### Work required
Pick out the lines below with "that" and list them.

### Figure scripts
>>>

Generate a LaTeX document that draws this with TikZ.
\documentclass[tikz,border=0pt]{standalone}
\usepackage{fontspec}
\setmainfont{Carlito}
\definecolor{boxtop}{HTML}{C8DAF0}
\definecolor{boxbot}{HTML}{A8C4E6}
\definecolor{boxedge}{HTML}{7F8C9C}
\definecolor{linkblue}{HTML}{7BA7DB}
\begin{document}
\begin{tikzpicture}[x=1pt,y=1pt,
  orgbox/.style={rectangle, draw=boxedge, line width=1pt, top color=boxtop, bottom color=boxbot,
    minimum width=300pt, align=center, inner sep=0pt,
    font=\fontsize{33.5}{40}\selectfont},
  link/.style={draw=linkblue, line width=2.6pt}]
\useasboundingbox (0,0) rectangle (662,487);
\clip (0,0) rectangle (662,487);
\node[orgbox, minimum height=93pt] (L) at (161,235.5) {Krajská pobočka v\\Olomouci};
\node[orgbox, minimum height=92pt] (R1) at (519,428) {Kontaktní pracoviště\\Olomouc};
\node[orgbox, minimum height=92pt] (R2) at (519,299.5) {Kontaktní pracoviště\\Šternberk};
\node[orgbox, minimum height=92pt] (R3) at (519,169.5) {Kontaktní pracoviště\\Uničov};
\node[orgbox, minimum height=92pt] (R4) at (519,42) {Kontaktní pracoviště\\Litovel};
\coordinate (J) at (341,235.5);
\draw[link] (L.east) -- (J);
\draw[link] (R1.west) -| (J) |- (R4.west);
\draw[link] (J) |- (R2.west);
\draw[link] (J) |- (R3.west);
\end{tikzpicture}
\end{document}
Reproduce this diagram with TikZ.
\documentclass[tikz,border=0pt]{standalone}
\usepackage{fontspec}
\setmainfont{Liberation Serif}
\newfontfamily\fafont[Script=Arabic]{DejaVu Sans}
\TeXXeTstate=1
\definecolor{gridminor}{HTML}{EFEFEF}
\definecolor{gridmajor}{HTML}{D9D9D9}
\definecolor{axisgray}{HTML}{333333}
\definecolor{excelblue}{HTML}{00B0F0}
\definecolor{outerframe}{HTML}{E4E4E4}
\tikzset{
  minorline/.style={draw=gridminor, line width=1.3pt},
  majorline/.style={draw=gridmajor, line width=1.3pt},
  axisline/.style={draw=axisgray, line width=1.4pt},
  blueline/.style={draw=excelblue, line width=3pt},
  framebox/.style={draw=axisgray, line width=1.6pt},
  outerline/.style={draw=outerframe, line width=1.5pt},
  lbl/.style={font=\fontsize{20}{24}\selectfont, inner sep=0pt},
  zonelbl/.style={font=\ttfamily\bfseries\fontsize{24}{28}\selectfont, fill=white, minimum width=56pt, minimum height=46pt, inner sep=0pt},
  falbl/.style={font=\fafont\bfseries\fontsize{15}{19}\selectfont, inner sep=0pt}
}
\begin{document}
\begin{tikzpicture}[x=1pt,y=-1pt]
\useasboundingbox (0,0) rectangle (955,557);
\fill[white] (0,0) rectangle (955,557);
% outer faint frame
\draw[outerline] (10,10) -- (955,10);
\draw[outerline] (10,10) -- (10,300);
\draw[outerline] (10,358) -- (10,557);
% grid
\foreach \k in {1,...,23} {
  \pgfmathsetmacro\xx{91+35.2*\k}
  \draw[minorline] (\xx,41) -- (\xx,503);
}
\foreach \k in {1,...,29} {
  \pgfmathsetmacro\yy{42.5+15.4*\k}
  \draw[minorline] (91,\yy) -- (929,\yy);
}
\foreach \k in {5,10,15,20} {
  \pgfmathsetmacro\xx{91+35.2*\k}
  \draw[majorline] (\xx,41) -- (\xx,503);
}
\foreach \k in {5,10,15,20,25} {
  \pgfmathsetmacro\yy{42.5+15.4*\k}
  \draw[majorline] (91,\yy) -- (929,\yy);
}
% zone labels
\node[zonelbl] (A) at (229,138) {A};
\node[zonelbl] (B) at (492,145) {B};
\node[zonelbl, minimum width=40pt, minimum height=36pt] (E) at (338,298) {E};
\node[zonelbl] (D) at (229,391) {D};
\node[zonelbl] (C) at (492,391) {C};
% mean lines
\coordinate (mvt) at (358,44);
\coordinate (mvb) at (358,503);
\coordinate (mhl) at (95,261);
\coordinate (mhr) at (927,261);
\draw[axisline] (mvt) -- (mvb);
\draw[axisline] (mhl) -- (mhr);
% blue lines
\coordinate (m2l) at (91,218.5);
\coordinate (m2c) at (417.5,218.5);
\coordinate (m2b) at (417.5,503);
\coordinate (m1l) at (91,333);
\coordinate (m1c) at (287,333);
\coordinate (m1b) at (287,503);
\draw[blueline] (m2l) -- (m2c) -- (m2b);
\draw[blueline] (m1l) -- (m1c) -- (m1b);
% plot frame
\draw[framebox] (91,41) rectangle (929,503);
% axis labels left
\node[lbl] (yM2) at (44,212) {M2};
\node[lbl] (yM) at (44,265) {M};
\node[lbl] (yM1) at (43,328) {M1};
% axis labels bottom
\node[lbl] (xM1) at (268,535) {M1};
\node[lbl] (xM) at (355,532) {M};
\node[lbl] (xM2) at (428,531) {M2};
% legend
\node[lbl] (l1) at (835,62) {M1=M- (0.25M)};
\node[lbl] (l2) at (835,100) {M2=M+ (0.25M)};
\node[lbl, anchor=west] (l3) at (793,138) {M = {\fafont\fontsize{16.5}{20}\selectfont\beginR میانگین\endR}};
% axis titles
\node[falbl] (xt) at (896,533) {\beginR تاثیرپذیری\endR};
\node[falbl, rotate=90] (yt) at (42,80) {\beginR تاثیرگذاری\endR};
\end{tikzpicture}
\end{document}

<<<
>>>

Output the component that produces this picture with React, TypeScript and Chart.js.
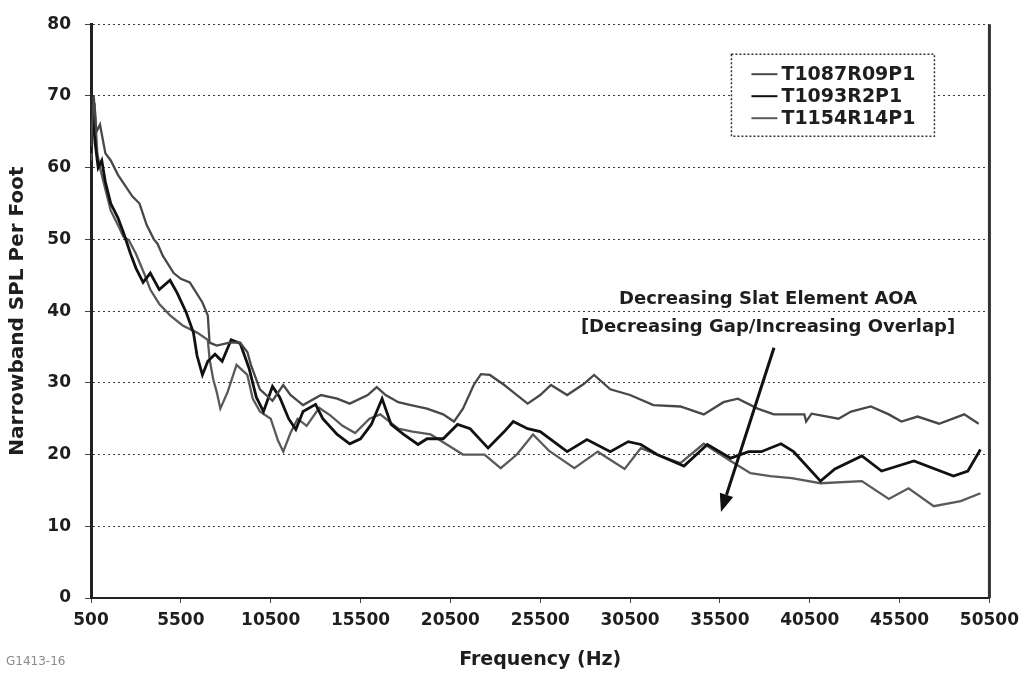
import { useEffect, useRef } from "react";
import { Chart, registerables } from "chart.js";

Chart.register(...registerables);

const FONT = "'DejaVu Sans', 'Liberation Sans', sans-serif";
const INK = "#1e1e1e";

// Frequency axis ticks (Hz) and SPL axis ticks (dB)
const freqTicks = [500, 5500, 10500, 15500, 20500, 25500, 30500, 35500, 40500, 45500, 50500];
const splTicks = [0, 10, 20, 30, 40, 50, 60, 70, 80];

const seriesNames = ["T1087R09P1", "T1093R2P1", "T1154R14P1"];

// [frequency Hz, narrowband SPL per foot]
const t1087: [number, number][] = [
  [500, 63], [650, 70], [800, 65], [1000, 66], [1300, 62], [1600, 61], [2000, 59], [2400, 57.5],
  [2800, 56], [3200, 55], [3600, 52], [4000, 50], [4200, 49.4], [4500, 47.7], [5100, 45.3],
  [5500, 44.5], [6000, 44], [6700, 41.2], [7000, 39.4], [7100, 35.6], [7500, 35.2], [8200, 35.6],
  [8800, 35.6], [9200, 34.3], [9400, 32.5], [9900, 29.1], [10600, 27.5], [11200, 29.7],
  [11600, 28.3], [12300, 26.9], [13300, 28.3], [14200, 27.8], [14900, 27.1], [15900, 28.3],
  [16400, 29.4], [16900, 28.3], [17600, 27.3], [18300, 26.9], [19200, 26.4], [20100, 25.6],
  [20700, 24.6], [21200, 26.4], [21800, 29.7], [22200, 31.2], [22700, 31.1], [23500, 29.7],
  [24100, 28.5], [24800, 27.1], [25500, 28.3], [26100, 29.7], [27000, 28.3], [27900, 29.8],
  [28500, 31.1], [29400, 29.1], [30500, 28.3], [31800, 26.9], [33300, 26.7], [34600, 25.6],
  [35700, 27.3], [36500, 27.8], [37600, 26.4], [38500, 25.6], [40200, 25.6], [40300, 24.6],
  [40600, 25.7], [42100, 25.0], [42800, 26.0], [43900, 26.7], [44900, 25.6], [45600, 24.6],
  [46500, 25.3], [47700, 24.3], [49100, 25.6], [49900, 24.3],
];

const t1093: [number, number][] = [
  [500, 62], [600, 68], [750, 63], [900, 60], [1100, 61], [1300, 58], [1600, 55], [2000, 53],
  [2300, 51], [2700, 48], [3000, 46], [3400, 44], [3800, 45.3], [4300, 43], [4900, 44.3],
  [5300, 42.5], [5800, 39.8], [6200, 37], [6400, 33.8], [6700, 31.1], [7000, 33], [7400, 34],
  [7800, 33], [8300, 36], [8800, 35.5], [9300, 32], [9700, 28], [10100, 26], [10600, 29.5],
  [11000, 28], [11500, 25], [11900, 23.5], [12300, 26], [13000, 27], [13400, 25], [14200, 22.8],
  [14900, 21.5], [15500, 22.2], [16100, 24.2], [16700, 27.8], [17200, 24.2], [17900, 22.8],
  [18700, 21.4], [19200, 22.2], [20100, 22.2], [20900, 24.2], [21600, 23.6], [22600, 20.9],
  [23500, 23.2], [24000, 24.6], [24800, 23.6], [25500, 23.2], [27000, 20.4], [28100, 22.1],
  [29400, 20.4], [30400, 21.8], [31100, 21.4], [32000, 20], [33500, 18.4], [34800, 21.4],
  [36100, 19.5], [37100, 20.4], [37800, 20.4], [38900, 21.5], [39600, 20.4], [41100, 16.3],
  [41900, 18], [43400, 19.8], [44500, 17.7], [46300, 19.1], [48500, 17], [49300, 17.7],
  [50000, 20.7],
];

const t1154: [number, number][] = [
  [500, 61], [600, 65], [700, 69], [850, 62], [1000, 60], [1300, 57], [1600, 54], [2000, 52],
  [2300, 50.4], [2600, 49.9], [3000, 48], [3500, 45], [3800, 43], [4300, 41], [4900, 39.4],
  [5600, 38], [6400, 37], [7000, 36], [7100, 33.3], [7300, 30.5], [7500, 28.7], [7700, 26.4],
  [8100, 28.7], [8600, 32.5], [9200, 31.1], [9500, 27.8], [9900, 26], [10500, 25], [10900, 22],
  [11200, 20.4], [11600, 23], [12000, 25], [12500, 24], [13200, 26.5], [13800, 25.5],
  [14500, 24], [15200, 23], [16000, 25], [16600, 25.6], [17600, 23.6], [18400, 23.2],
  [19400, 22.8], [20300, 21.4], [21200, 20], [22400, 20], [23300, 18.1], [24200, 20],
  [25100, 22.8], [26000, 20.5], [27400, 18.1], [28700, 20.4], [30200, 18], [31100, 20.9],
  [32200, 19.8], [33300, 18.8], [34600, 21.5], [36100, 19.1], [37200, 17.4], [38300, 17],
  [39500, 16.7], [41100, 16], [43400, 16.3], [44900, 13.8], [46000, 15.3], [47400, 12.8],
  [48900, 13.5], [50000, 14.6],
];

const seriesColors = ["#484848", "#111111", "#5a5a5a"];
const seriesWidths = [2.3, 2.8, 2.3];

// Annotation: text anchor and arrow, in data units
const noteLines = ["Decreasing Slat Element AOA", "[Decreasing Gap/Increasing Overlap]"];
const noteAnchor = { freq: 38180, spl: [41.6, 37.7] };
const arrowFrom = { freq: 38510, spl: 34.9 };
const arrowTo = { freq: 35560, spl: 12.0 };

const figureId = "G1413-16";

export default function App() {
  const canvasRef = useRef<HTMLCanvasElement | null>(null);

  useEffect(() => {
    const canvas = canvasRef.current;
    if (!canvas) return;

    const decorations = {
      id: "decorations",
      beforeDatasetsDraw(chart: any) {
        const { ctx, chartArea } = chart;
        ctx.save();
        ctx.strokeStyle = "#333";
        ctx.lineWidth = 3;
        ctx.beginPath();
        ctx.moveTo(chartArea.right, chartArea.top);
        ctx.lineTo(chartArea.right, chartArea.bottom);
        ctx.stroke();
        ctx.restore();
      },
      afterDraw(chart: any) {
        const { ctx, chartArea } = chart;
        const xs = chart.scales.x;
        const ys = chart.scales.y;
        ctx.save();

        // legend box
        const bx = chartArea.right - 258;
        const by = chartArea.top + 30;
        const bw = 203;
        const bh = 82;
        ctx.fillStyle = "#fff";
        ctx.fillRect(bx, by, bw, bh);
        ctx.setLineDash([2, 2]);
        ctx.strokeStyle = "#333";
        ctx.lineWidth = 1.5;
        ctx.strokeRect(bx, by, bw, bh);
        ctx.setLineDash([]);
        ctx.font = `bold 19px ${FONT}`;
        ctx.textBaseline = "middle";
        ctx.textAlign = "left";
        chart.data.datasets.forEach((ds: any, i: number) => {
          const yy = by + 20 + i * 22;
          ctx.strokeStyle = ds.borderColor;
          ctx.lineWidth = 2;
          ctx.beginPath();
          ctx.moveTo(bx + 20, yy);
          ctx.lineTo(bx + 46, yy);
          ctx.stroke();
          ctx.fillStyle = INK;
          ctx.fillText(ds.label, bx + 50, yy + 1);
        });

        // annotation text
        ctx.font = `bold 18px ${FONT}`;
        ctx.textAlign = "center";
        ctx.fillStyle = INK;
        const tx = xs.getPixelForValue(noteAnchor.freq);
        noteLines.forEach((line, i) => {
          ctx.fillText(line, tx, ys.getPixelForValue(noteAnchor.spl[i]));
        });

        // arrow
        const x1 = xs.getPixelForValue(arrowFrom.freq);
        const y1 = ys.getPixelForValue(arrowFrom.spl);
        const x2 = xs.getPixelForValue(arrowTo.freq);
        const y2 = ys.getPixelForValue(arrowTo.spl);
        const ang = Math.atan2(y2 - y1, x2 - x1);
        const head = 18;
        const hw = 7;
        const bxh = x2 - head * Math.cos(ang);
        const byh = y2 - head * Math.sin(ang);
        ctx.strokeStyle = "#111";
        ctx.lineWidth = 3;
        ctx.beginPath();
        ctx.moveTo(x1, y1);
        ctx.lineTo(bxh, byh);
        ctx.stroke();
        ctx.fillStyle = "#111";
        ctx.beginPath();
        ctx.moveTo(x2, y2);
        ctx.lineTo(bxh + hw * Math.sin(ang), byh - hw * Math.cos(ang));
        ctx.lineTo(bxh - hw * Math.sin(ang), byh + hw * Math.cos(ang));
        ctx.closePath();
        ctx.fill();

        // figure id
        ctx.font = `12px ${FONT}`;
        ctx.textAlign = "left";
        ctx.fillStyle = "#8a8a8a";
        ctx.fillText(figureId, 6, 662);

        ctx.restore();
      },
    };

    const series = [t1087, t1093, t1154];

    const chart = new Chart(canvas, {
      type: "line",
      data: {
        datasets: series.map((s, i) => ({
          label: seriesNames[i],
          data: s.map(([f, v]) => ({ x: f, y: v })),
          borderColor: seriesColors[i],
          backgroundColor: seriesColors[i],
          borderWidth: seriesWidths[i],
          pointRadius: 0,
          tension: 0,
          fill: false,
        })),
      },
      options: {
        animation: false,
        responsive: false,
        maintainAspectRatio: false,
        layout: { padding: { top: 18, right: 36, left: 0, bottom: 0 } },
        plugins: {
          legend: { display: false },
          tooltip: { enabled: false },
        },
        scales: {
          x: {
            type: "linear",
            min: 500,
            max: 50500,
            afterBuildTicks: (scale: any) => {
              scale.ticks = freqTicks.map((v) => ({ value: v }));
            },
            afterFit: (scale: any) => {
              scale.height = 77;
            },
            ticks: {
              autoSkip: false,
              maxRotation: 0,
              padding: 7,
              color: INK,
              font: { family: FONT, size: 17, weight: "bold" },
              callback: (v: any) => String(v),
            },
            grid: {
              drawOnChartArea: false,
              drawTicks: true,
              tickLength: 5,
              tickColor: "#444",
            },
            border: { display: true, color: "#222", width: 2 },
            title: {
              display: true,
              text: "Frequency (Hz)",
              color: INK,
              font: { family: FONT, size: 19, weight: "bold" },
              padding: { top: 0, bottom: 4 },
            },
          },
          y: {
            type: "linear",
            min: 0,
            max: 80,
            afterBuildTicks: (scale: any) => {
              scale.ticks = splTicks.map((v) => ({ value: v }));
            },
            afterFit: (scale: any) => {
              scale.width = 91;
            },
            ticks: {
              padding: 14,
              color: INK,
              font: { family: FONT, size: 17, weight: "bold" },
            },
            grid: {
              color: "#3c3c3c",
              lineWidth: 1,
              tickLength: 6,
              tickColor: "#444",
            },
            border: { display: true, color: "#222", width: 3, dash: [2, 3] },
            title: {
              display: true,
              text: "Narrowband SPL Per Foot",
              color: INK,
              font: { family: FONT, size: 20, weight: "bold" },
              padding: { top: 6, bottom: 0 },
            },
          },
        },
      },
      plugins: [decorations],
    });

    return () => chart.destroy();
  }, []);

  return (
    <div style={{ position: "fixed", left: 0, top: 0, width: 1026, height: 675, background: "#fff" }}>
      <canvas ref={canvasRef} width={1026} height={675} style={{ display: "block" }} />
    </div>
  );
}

<<<
>>>

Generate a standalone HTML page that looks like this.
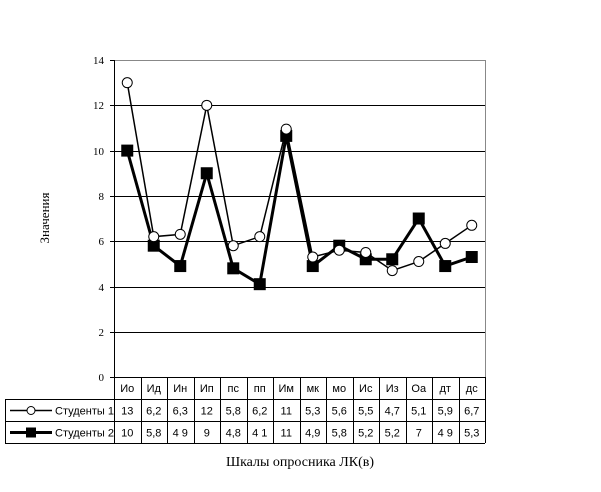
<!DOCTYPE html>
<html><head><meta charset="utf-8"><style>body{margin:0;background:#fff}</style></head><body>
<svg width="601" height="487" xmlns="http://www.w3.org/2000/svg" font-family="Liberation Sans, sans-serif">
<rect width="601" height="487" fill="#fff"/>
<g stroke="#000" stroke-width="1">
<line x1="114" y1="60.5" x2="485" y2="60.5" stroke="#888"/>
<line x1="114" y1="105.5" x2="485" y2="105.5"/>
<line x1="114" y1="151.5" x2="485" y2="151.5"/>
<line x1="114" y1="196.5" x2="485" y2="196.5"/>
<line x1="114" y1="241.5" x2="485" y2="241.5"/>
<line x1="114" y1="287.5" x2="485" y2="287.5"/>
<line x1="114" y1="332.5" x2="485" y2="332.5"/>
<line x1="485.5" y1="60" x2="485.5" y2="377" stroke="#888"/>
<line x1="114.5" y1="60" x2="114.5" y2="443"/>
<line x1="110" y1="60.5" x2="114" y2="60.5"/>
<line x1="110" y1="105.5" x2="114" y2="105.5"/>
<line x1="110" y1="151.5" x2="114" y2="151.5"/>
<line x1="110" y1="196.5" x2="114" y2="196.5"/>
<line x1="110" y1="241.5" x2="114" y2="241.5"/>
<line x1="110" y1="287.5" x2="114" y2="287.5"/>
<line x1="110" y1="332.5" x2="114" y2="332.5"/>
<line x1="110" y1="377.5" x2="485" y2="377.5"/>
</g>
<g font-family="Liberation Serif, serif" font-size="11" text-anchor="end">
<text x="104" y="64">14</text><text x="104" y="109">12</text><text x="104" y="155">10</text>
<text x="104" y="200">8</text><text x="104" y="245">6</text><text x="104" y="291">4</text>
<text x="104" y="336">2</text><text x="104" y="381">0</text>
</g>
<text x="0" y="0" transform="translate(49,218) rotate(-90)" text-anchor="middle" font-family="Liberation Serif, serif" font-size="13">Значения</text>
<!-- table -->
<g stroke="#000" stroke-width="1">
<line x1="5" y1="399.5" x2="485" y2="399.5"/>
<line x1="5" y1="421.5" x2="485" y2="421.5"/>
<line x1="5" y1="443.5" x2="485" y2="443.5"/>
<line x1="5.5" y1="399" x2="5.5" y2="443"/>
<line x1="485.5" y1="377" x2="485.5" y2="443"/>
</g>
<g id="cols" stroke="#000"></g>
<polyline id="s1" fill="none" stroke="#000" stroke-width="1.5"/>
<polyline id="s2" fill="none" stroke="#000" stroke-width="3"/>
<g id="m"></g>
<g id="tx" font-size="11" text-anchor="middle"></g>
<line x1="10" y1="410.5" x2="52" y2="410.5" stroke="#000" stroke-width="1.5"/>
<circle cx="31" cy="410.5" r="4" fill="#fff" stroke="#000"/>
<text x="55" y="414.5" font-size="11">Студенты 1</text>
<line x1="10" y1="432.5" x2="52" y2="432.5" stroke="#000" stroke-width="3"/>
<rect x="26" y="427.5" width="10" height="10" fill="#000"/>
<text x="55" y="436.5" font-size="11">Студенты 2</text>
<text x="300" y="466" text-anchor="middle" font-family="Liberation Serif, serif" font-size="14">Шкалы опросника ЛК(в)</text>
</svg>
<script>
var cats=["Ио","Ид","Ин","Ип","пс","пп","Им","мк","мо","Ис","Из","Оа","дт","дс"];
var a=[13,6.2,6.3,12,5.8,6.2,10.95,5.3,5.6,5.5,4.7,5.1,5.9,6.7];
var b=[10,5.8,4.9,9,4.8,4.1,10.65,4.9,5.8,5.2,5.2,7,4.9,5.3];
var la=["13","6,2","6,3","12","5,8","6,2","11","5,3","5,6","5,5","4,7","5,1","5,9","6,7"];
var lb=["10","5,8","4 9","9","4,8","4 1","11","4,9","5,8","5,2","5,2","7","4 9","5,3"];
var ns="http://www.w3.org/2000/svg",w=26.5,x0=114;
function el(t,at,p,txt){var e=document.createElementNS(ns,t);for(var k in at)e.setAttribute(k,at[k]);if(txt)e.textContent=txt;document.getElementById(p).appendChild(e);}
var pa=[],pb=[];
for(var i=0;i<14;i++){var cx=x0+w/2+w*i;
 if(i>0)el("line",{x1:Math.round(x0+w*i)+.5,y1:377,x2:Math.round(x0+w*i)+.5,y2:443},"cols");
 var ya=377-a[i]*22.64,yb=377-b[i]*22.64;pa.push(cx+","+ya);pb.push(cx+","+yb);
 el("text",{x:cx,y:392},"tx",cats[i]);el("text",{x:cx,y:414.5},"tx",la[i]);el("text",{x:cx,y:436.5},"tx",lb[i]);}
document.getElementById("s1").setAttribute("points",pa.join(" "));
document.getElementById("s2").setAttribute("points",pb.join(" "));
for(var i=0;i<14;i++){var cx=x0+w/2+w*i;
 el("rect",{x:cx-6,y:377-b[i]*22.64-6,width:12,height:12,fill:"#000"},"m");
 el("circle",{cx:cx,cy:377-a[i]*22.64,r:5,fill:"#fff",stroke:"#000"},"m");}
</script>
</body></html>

<<<

### Solution
Generate a LaTeX document that draws this with TikZ.
Output the component that produces this picture with React, TypeScript and Chart.js.
Generate a standalone HTML page that looks like this.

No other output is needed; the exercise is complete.